Young individuals likely started accepting and incorporating this ‘magic idea’ into their lives at such a time. With individuals feeling a huge deal of loss of control over their own lives, with dreams and goals put on a stall for a year or so, social psychologists believe that individuals turned to ideation, creativity, and thereby, manifestation for that small push they needed in their lives.

Dreaming up grander fantasies for themselves was their escape from their current lives. And, surprisingly, this was good for their mental health.

“Getting in touch with what you want and believing you are capable of achieving it is, at its heart, really just an exercise in optimism and self-belief, and who doesn’t need that right now?”

-Marianne Eloise

Even at its most basic level of acceptance, manifestation remains beneficial. Thinking about one’s own goals, journaling about them, and giving oneself daily reminders works like a GPS — only motivates you to stay put on your path and keeps you focused despite circumstances.

Gen-Z’s most loved tool: Vision boarding

A collection of photos of the daily life of the ‘it’ girl, a collection of photos of one’s dream career as a lawyer or even better a collection of images of Harry Styles with quotes inside heart-shaped collages, Gen-Z are now using digital vision boards to manifest everything from their dream house, dream job to their ideal love-life.

Though being akin to journaling, some claim it to be far better than the act of putting thoughts on paper- not only do you reflect about what is it that you want from your life, You envision it and with images sourced from all around the internet, You create your own little ‘Digitial Dream Vault’.

Vision board on pinterest

And lest you feel depressed on a random Monday, you get to turn to your board for a little inspiration :)

Pinterest and its role in vision boarding:

It comes as no surprise then, that Pinterest, the Pin sharing app, has so far been the go-to app for Gen-Z to create their vision boards.
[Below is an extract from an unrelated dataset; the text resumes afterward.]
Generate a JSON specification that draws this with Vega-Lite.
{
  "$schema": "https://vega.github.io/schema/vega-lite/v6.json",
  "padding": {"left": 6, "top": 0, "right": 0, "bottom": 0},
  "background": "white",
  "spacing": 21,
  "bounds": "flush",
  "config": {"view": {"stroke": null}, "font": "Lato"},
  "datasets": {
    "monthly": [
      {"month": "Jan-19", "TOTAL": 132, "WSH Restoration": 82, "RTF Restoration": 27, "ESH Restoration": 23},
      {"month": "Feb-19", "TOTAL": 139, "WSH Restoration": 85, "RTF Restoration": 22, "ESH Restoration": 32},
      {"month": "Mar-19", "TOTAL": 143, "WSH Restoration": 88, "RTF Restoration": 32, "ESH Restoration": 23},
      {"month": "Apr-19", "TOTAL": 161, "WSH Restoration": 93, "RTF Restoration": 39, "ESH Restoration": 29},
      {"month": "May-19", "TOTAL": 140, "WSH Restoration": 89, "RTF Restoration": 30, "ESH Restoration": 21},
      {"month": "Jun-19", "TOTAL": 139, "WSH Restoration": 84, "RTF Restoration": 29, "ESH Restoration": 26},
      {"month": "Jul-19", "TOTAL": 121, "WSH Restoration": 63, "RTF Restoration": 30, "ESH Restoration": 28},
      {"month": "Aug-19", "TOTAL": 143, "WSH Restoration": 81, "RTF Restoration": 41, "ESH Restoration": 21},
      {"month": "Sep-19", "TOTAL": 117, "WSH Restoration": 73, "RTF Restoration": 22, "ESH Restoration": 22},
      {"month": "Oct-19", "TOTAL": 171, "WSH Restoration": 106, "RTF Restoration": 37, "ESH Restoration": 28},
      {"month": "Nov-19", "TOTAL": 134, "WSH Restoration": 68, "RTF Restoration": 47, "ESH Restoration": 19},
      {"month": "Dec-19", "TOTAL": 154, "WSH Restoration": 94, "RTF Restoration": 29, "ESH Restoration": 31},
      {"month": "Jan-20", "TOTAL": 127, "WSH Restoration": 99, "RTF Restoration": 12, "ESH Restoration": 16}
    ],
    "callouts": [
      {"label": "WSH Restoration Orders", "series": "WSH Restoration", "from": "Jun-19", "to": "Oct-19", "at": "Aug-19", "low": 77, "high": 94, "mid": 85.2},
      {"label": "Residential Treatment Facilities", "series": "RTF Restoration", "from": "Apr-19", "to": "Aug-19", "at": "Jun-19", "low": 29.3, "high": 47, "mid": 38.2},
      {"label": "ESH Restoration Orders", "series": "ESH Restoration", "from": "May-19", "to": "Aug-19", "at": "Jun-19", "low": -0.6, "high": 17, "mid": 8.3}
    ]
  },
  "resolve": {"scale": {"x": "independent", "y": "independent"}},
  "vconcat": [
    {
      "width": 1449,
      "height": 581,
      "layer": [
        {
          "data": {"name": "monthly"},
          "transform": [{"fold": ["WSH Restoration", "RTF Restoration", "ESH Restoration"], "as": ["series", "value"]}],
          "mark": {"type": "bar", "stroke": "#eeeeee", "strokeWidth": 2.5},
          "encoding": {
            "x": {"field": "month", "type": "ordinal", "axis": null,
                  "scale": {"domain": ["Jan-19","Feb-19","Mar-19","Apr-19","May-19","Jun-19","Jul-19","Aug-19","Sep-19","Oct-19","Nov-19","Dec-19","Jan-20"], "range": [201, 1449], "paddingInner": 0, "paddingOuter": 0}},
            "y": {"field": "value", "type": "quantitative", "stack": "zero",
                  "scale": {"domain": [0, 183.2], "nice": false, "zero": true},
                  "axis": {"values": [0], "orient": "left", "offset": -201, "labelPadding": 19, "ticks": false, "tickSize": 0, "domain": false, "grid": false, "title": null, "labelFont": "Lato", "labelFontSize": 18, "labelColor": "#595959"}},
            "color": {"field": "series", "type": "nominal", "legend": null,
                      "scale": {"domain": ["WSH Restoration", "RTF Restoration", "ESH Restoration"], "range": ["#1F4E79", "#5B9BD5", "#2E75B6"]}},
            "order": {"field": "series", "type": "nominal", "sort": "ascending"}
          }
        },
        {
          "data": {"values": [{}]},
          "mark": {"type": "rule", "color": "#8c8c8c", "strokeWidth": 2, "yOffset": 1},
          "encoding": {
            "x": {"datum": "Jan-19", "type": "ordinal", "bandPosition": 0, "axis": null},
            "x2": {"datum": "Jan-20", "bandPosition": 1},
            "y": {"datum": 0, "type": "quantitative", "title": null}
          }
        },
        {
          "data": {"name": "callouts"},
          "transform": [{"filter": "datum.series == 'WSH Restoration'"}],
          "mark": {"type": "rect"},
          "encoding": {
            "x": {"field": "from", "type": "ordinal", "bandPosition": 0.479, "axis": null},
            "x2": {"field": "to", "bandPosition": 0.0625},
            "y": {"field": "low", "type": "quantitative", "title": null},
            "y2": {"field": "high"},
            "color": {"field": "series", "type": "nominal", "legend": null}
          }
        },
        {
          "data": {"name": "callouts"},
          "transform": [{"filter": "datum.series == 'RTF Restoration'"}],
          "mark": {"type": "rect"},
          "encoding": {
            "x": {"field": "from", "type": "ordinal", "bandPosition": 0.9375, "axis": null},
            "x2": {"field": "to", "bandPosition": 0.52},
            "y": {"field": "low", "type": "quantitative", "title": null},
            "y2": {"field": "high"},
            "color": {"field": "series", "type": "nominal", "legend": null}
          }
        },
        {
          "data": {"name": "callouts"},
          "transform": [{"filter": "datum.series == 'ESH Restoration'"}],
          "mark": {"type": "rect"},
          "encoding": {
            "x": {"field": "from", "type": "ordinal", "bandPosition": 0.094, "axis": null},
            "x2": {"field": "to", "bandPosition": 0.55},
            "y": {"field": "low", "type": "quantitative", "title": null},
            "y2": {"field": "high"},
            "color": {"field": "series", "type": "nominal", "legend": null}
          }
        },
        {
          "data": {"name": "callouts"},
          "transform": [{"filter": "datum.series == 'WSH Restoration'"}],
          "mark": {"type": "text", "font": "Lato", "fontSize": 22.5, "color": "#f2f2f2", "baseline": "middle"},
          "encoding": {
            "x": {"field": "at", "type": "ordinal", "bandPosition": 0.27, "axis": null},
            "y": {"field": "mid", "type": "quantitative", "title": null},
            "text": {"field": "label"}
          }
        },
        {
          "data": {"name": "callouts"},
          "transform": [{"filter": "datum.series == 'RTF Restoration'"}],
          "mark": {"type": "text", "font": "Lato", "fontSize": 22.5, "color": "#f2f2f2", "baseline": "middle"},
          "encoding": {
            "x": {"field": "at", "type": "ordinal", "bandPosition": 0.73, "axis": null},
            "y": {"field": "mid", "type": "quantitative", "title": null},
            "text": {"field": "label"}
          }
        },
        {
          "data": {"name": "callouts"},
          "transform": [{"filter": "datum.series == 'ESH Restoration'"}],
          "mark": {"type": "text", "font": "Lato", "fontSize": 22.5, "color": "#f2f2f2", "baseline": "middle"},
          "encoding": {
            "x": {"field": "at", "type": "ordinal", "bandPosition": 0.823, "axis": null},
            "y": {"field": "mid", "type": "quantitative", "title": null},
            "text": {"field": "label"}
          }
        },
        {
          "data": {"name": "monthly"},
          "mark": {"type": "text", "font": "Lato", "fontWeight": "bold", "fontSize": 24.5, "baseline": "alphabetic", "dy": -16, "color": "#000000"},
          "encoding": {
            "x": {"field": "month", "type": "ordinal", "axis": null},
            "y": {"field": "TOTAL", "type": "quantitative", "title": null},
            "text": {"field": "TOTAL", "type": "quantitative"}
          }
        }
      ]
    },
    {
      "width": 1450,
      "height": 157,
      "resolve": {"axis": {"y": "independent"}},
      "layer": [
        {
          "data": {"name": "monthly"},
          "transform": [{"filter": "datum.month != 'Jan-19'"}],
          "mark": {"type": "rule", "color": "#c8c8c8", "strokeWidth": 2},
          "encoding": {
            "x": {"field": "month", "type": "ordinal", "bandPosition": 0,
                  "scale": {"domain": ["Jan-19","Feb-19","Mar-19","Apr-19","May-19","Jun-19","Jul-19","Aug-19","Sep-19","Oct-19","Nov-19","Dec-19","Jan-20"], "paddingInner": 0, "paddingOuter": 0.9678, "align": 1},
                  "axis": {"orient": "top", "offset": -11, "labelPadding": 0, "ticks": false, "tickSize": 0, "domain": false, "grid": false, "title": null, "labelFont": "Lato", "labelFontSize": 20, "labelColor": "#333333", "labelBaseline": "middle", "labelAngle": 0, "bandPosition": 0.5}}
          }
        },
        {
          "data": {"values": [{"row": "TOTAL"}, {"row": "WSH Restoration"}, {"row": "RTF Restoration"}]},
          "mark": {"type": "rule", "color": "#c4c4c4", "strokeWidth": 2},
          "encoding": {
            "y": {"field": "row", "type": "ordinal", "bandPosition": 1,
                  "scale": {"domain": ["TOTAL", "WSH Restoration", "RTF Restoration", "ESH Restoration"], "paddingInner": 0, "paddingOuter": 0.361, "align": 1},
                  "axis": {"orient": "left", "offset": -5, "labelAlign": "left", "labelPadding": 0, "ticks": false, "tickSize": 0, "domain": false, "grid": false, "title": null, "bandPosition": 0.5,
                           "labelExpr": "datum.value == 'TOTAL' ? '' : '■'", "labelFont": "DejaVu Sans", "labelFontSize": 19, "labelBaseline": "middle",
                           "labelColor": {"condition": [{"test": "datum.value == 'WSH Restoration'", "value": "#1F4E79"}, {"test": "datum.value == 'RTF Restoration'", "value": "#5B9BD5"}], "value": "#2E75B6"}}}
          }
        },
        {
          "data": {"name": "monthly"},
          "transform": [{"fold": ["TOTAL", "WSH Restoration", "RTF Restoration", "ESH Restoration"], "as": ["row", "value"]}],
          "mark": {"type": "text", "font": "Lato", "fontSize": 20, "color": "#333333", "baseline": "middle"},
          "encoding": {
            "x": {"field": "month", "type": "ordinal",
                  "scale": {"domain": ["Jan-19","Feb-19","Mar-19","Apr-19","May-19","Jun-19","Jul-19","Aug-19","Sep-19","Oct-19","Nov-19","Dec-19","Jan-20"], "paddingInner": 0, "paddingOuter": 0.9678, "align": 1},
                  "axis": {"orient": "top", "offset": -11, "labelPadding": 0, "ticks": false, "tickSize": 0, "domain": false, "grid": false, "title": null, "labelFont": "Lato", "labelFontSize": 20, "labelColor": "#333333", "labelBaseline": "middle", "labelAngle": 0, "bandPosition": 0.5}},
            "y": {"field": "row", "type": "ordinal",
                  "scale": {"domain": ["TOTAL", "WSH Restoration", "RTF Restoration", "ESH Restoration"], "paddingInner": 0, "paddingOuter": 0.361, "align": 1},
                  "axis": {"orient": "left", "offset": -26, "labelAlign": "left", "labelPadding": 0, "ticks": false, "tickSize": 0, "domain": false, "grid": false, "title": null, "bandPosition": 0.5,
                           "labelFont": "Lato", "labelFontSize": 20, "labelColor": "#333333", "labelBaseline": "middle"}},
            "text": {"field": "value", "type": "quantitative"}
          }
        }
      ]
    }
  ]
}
Pinterest lets you pin (save) an image and create a board where you save all your images under that category.

“I put together a vision board on Pinterest after I finished school and was just starting my career. I like to use it as a long-term visualizer — something that helps me stay focused when I want to slack off or get distracted by some temporary and/or fleeting interest.” — Reddit user on vision-boarding

Landing space

“Since the very beginning, we’ve been building a community where visual inspiration, curation and connection come together.” — landing space

Landing. space is a visual platform that allows individuals to create vision boards, collages, and digital scrapbooks. The topics: Whatever you like, as many as you like.

And guess their major audience? 80% of it is young Gen-Z women, just like me!

Feed page of landing space

Would only so much make you love landing or is there more?

Landing’s focus on creators:

  1. Landing space focuses largely on incentivizing its creators to make better and better boards and thereby make content on their page. They do this in the form of roll-on features, additional quirks, and perks to create and maintain content streaks on the platform.
  2. Landing maximizes its own marketing by paying its users to create content about the app on different platforms like TikTok, Instagram, and YouTube, getting them more traction all the same.
  3. It incentivizes its creators by giving an option for individuals to buy items on the platform, by allowing back-links on the elements of the boards.

Focus on community:

I believe their trump card is this.

Landing addresses the users on its page as a “creators’ community”.

Users can share their creations with a large number of individuals on the platform. The space gives creators the opportunity to engage with other creators by liking and commenting on other users’ content.

The emotional aspect is largely the key.

With boards being made on different color themes, from those to show one’s own daily lives, boards about one’s fantasies and literal dreams (I once came across a board on aliens), to (coughs) boards on celebrity crushes, to some manifesting business growth, to some intricately etching out the details of one’s dream life, it is a de facto outcome that the creators tend to relate to others on the platform at intimate levels.

This community, being propagated by Gen-Z creators based on shared interests, passions, hopes, and fears, is what Landing has cashed on.

Wouldn’t be a surprise if Tomorrow Landing grows to stand on equal grounds with Pinterest.

‘My first vision board on Landing space’

P.S.- And having been a recent user of the space, the experience is nothing short of a creative’s kiss.